How to Analyze Communication Data from Laboratory Experiments Without Being a Machine Learning Specialist
Abstract
Recently, the analysis of communication has gained attention in experimental research. One important question is whether certain types of communication affect decisions differently than others. In this regard, Houser & Xiao (2011) present an approach for the classification of natural language messages. The primary limitation of their approach is its limited applicability to large message datasets. Therefore, Penczynski (2019) extends the methodological instruments by applying a machine learning classifier to experimental communication data. This is accompanied by the problem of a dearth of machine learning knowledge among experimenters.

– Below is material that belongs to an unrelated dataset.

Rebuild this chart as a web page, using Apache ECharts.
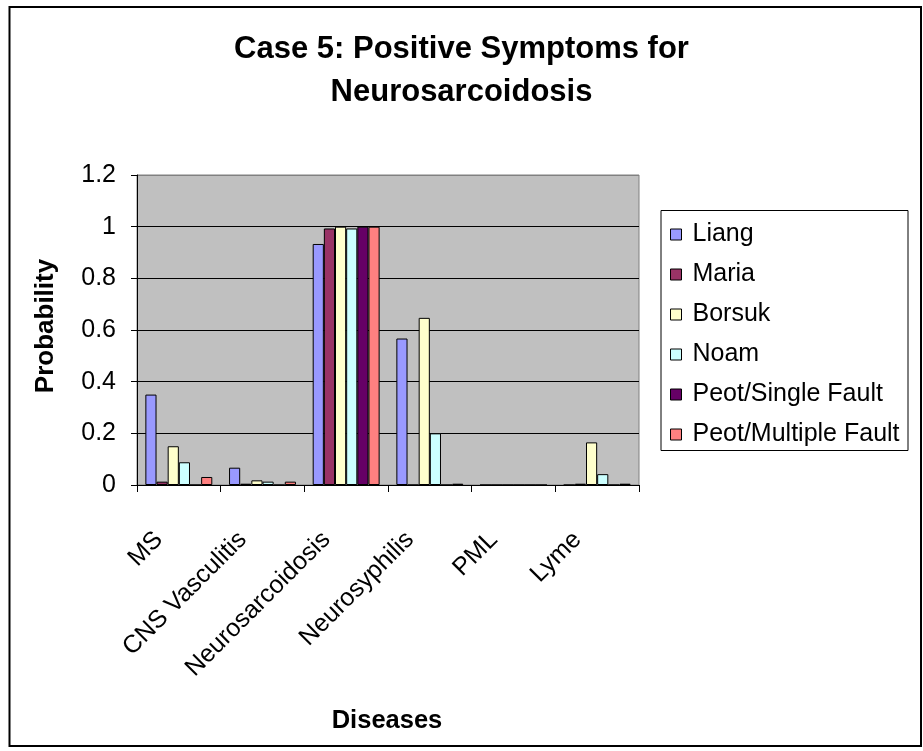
<!DOCTYPE html>
<html>
<head>
<meta charset="utf-8">
<script src="https://cdn.jsdelivr.net/npm/echarts@6/dist/echarts.min.js"></script>
<style>
  html, body { margin: 0; padding: 0; background: #fff; }
  #chart { width: 923px; height: 751px; }
</style>
</head>
<body>
<div id="chart"></div>
<script>
// Diseases on the category axis
const categories = ['MS', 'CNS Vasculitis', 'Neurosarcoidosis', 'Neurosyphilis', 'PML', 'Lyme'];

// Probability per disease, one array per diagnostician / method
const liang        = [0.35,  0.067, 0.933, 0.567, 0, 0];
const maria        = [0.013, 0.005, 0.993, 0,     0, 0.005];
const borsuk       = [0.15,  0.018, 1.0,   0.647, 0, 0.165];
const noam         = [0.088, 0.013, 0.993, 0.2,   0, 0.042];
const peotSingle   = [0,     0,     1.0,   0,     0, 0];
const peotMultiple = [0.031, 0.013, 1.0,   0.005, 0, 0.005];

const yTicks = [0, 0.2, 0.4, 0.6, 0.8, 1, 1.2];

const seriesDefs = [
  { name: 'Liang', data: liang, color: '#9999FF' },
  { name: 'Maria', data: maria, color: '#993366' },
  { name: 'Borsuk', data: borsuk, color: '#FFFFCC' },
  { name: 'Noam', data: noam, color: '#CCFFFF' },
  { name: 'Peot/Single Fault', data: peotSingle, color: '#660066' },
  { name: 'Peot/Multiple Fault', data: peotMultiple, color: '#FF8080' }
];

const FONT = "'Liberation Sans', Arial, sans-serif";

const chart = echarts.init(document.getElementById('chart'), null, { renderer: 'canvas' });

chart.setOption({
  animation: false,
  backgroundColor: '#ffffff',
  textStyle: { fontFamily: FONT, color: '#000' },
  title: {
    text: 'Case 5: Positive Symptoms for\nNeurosarcoidosis',
    left: 'center',
    top: 28,
    padding: 0,
    textStyle: { fontFamily: FONT, fontSize: 31, fontWeight: 'bold', color: '#000', lineHeight: 43 }
  },
  legend: {
    orient: 'vertical',
    left: 670,
    top: 222,
    padding: 0,
    itemWidth: 11,
    itemHeight: 11,
    itemGap: 15,
    icon: 'rect',
    itemStyle: { borderColor: '#000', borderWidth: 1 },
    textStyle: { fontFamily: FONT, fontSize: 25, color: '#000', lineHeight: 24, padding: [0, 0, 0, 6] },
    data: seriesDefs.map(s => s.name)
  },
  grid: {
    left: 137,
    top: 175,
    width: 502,
    height: 310,
    show: true,
    backgroundColor: '#C0C0C0',
    borderColor: '#808080',
    borderWidth: 1,
    containLabel: false
  },
  xAxis: {
    type: 'category',
    data: categories,
    boundaryGap: true,
    axisLine: { show: true, lineStyle: { color: '#000', width: 1 } },
    axisTick: { show: true, length: 7, lineStyle: { color: '#000' } },
    axisLabel: {
      interval: 0,
      rotate: 45,
      margin: 31,
      fontFamily: FONT,
      fontSize: 25,
      color: '#000',
      padding: [0, 28, 0, 0]
    },
    splitLine: { show: false }
  },
  yAxis: {
    type: 'value',
    min: yTicks[0],
    max: yTicks[yTicks.length - 1],
    interval: 0.2,
    axisLine: { show: true, lineStyle: { color: '#000', width: 1 } },
    axisTick: { show: true, length: 6, lineStyle: { color: '#000' } },
    axisLabel: {
      margin: 21,
      fontFamily: FONT,
      fontSize: 25,
      color: '#000',
      formatter: v => String(Math.round(v * 10) / 10)
    },
    splitLine: {
      show: true,
      lineStyle: { color: ['#000', '#000', '#000', '#000', '#000', '#000', '#808080'], width: 1 }
    }
  },
  graphic: [
    {
      type: 'rect',
      silent: true,
      shape: { x: 9.5, y: 7, width: 911.5, height: 739 },
      style: { fill: 'none', stroke: '#000', lineWidth: 2 }
    },
    {
      type: 'rect',
      silent: true,
      shape: { x: 661, y: 210.5, width: 247, height: 240 },
      style: { fill: 'none', stroke: '#000', lineWidth: 1 }
    },
    {
      type: 'text',
      silent: true,
      x: 46,
      y: 326,
      rotation: Math.PI / 2,
      style: {
        text: 'Probability',
        font: "bold 26px 'Liberation Sans', Arial, sans-serif",
        fill: '#000',
        align: 'center',
        verticalAlign: 'middle'
      }
    },
    {
      type: 'text',
      silent: true,
      x: 387,
      y: 721,
      style: {
        text: 'Diseases',
        font: "bold 25.5px 'Liberation Sans', Arial, sans-serif",
        fill: '#000',
        align: 'center',
        verticalAlign: 'middle'
      }
    }
  ],
  series: seriesDefs.map(s => ({
    name: s.name,
    type: 'bar',
    data: s.data,
    barGap: '0%',
    barCategoryGap: '20%',
    itemStyle: { color: s.color, borderColor: '#000', borderWidth: 1 }
  }))
});
</script>
</body>
</html>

Hence, this paper presents an approach that employs a publicly available machine learning text analysis application. This makes it possible to analyze larger datasets based on small training datasets classified beforehand by human evaluators. As a first step, I use primary communication data reported by Charness and Dufwenberg (2006) to generate both training and test datasets. Following this approach, I am able to substantially replicate the original classification results obtained by Charness and Dufwenberg. The second step again involves messages from Charness and Dufwenberg as training data, while I take messages from a related trust game published by Deck et al. (2013) as a test, dataset. Promisingly, I am also able to replicate the classification results obtained by the external evaluators, as reported by Deck et al. The findings suggest that machine learning can be used to analyze large message datasets, both if the artificial intelligence is trained with data from the very same experiment and if it is trained with message data from a comparable experiment.